(EXCERPTED DATA)
— BEGIN —

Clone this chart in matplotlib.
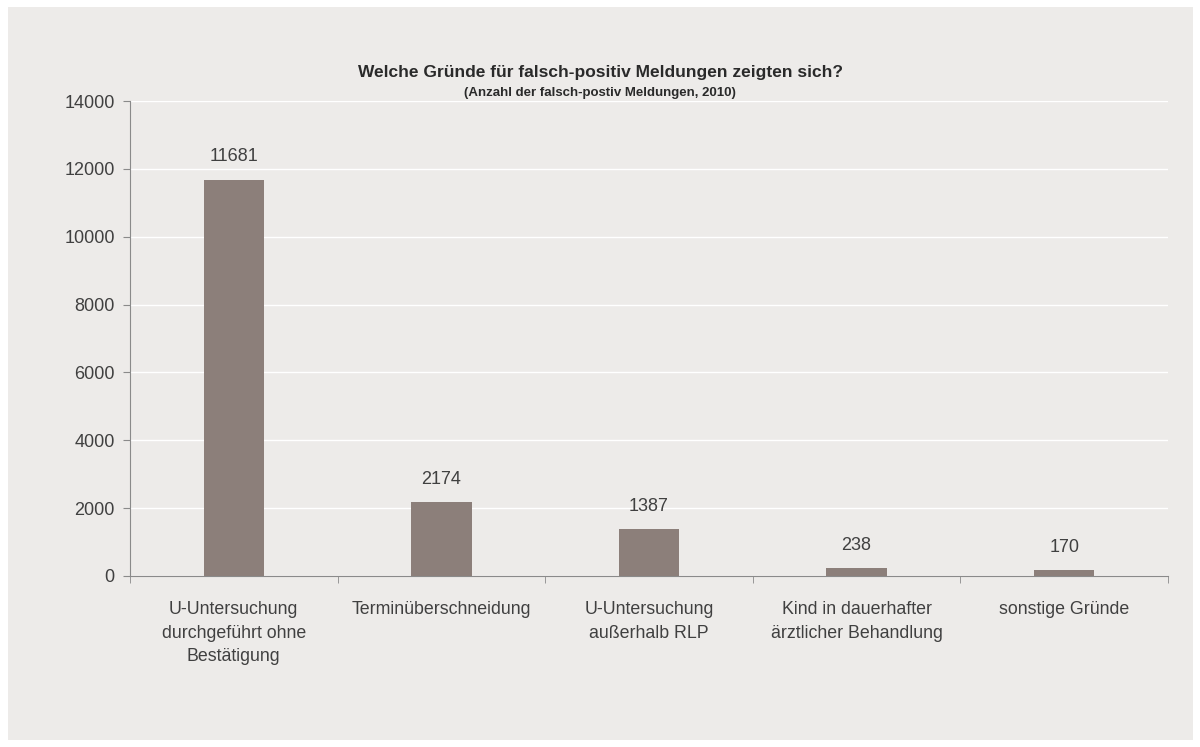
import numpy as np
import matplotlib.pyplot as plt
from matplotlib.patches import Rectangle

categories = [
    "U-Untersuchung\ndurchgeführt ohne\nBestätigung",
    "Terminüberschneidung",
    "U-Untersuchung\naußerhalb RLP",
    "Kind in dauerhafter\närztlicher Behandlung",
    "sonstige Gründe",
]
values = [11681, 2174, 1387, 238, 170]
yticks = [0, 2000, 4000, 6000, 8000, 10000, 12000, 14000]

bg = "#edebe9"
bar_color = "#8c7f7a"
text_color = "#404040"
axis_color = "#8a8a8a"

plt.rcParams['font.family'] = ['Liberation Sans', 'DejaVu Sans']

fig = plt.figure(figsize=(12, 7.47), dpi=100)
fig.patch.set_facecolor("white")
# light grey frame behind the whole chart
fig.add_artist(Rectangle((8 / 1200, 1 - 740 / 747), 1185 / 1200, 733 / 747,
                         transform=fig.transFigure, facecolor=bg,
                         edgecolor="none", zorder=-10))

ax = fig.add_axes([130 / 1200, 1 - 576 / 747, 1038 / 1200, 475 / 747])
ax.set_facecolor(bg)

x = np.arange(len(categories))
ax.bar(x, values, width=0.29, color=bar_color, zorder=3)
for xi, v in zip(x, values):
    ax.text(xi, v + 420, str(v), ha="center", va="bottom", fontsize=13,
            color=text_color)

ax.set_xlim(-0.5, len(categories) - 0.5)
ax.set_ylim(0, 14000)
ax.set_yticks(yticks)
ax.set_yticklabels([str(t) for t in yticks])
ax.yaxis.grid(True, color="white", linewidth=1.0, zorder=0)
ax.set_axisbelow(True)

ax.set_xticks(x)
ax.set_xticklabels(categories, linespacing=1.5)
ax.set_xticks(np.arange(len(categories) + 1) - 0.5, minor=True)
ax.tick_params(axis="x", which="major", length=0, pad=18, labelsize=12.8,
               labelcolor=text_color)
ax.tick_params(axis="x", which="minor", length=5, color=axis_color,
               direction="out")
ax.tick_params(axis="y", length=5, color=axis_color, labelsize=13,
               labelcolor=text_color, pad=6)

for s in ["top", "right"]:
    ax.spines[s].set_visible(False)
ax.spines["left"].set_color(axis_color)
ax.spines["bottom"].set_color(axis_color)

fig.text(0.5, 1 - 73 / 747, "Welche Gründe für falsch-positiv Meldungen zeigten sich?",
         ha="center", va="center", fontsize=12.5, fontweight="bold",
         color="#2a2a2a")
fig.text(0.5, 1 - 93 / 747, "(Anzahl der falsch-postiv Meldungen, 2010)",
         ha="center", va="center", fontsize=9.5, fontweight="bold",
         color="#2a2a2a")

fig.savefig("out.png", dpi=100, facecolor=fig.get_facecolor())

— END —
— BEGIN —

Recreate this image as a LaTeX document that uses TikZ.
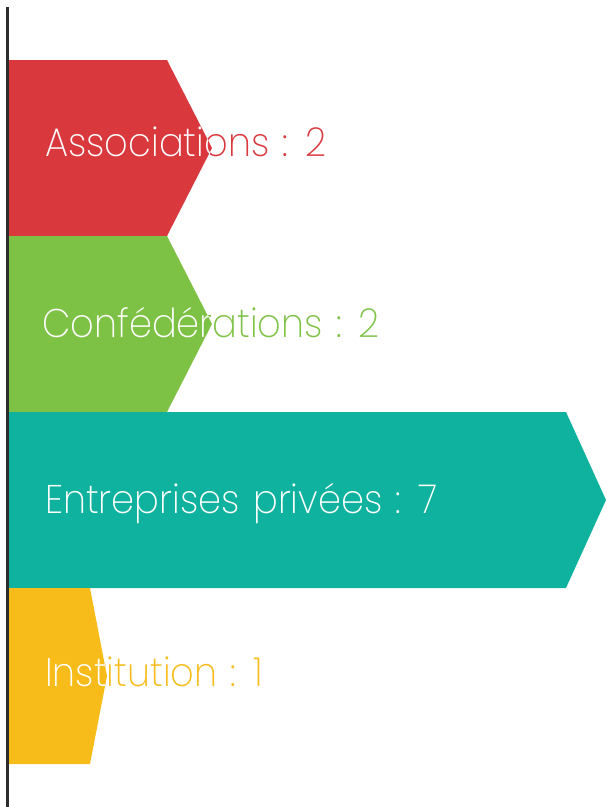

— END —

Scan the listing above and copy all lines containing the word "this".

Clone this chart in matplotlib.
Recreate this image as a LaTeX document that uses TikZ.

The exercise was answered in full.